Побывав на вечерней службе в Британском посольстве и напившись чаю у гостеприимной четы Пенни, друзья отправились в гостиницу пешком и прошлись по Кремлю. Чарлз записывает: «В последний раз мы любовались прекрасной анфиладой этих зданий в самое, возможно, прекрасное для них время: в холодном и чистом свете луны стены и башни ярко белели, лунный свет бросал на позолоченные купола блики, которые выразительнее солнечных, ибо тень от них не так темна». Лиддон так описывает эту прогулку: «Мы прошли Кремлем при свете луны. Ночь была необыкновенно прекрасна; в памяти у меня запечатлелось таинственное очарование центральной группы этих церквей и дворцов, которые я никогда не забуду». В Москве в ту пору стояла жара, и Лиддон отмечает, что в этот день воздух в Москве сух и прозрачен, словно в Италии. «В Англии такое редко увидишь», – прибавляет он.
Двадцатого августа, на день позже запланированного срока, в два часа пополудни наши путешественники отбыли в Петербург, провожаемые добрыми пожеланиями преподобного Пенни и его супруги, которые пришли на вокзал и, словно настоящие москвичи, вручили им на дорогу бутылку вкуснейшей наливки собственного приготовления.
Поезд останавливался в Клину, где продавали множество расшитых сумочек и туфель, в Твери и в Любани, где путешественников ждал легкий – Лиддон назвал его «предварительным» – завтрак. В пути Лиддон разговорился с «дружелюбным русским», поведавшим ему о том, как он мечтает об объединении христианского мира. Он присутствовал на праздновании юбилея в Троице-Сергиевой лавре и очень сожалел, что английских гостей не было на угощении в трапезной.

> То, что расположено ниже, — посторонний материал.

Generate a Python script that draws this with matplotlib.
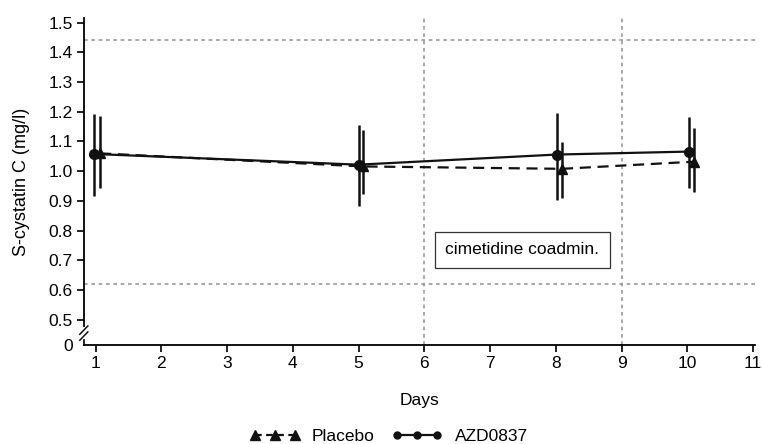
import matplotlib.pyplot as plt
from matplotlib.lines import Line2D

plt.rcParams['font.family'] = ['Liberation Sans', 'DejaVu Sans']

# data
days_azd = [0.97, 5.0, 8.01, 10.02]
azd_mean = [1.058, 1.022, 1.056, 1.066]
azd_low = [0.917, 0.882, 0.904, 0.944]
azd_high = [1.194, 1.156, 1.197, 1.184]

days_pla = [1.07, 5.07, 8.09, 10.1]
pla_mean = [1.060, 1.016, 1.008, 1.032]
pla_low = [0.945, 0.923, 0.911, 0.929]
pla_high = [1.185, 1.140, 1.097, 1.144]

ref_low, ref_high = 0.62, 1.44   # reference range
coadmin_days = [6, 9]            # cimetidine coadministration window

x_ticks = list(range(1, 12))
y_ticks = [0.5, 0.6, 0.7, 0.8, 0.9, 1.0, 1.1, 1.2, 1.3, 1.4, 1.5]
y_bottom = 0.415

fs = 12.5
fig = plt.figure(figsize=(7.62, 4.44), dpi=100)
ax = fig.add_axes([0.110, 0.223, 0.881, 0.736])

grey = '#9a9a9a'
dot = (0, (2.2, 2.2))
ax.axhline(ref_high, color=grey, lw=1.2, ls=dot, zorder=1)
ax.axhline(ref_low, color=grey, lw=1.2, ls=dot, zorder=1)
for d in coadmin_days:
    ax.axvline(d, color=grey, lw=1.2, ls=dot, zorder=1)

# error bars (no caps)
ax.vlines(days_azd, azd_low, azd_high, color='#111111', lw=1.8, zorder=3)
ax.vlines(days_pla, pla_low, pla_high, color='#111111', lw=1.8, zorder=3)

ax.plot(days_pla, pla_mean, color='#111111', lw=1.6, ls=(0, (5, 3)),
        marker='^', ms=7, zorder=4)
ax.plot(days_azd, azd_mean, color='#111111', lw=1.6, ls='-',
        marker='o', ms=7, zorder=4)

ax.text(7.49, 0.736, 'cimetidine coadmin.', ha='center', va='center', fontsize=fs,
        bbox=dict(boxstyle='square,pad=0.6', fc='white', ec='#333333', lw=0.9), zorder=5)

ax.set_xlim(0.822, 11.03)
ax.set_ylim(y_bottom, 1.515)
ax.set_xticks(x_ticks)
ax.set_yticks(y_ticks + [y_bottom])
ax.set_yticklabels([f'{v:.1f}' for v in y_ticks] + ['0'])
ax.yaxis.get_major_ticks()[-1].tick1line.set_visible(False)
ax.tick_params(labelsize=fs, length=5, width=1.3, color='#111111', pad=3)
ax.set_xlabel('Days', fontsize=fs, labelpad=16)
ax.set_ylabel('S-cystatin C (mg/l)', fontsize=13, labelpad=13)

for s in ['top', 'right']:
    ax.spines[s].set_visible(False)
ax.spines['bottom'].set_linewidth(1.3)
ax.spines['left'].set_linewidth(1.3)
ax.spines['left'].set_bounds(0.48, 1.515)

# axis break
ytr = ax.get_yaxis_transform()
ax.plot([0, 0], [y_bottom, 0.432], color='#111111', lw=1.3, transform=ytr, clip_on=False)
for y0 in [0.445, 0.465]:
    ax.plot([-0.006, 0.006], [y0 - 0.014, y0 + 0.014], color='#111111', lw=1.1,
            transform=ytr, clip_on=False)

handles = [
    Line2D([], [], color='#111111', lw=1.6, ls=(0, (3, 2)), marker='^', ms=7),
    Line2D([], [], color='#111111', lw=1.6, ls='-', marker='o', ms=5),
]
fig.legend(handles, ['Placebo', 'AZD0837'], loc='lower center', bbox_to_anchor=(0.51, -0.035),
           ncol=2, frameon=False, numpoints=3, handlelength=2.9, fontsize=fs,
           columnspacing=1.0, handletextpad=0.7)

fig.savefig('out.png', dpi=100)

Места у англичан были спальные, но, к несчастью, третий пассажир, оказавшийся с ними в купе («судя по всему, человек с положением», замечает Чарлз), был простужен и, несмотря на жару, возражал против открывания окна. В результате Чарлз как прирожденный англичанин «предпочел отдыху в духоте купе усталость и свежий воздух на площадке в конце вагона». Лишь в пять часов утра он вернулся в купе, где ему удалось час поспать.
И снова Петербург: гостиница Клее, которая оказалась переполненной; «Русский отель» (Hotel de Russie); визит к мистеру Мюру; посещение Исаакиевского собора, с высоты которого друзья любовались «видом этого величавого города»; безуспешные попытки связаться с различными людьми, в том числе с графом Дмитрием Андреевичем Толстым, тогдашним министром народного просвещения и обер-прокурором Святейшего синода; еда в ресторанах – то в «великолепном заведении Бореля» на Большой Морской, где за пять рублей им подали первоклассный обед с бутылкой бургундского, то в «Доменике» на Невском; катание на островах, «где обитают высшие классы – в прекрасных небольших особняках, вокруг которых разбиты очаровательные сады, откуда с приближением зимы каждый цветок придется убирать в помещение». Чарлз замечает, что избранный ими маршрут, видно, моден среди людей света, и сравнивает его с лондонским Рогген-Роу.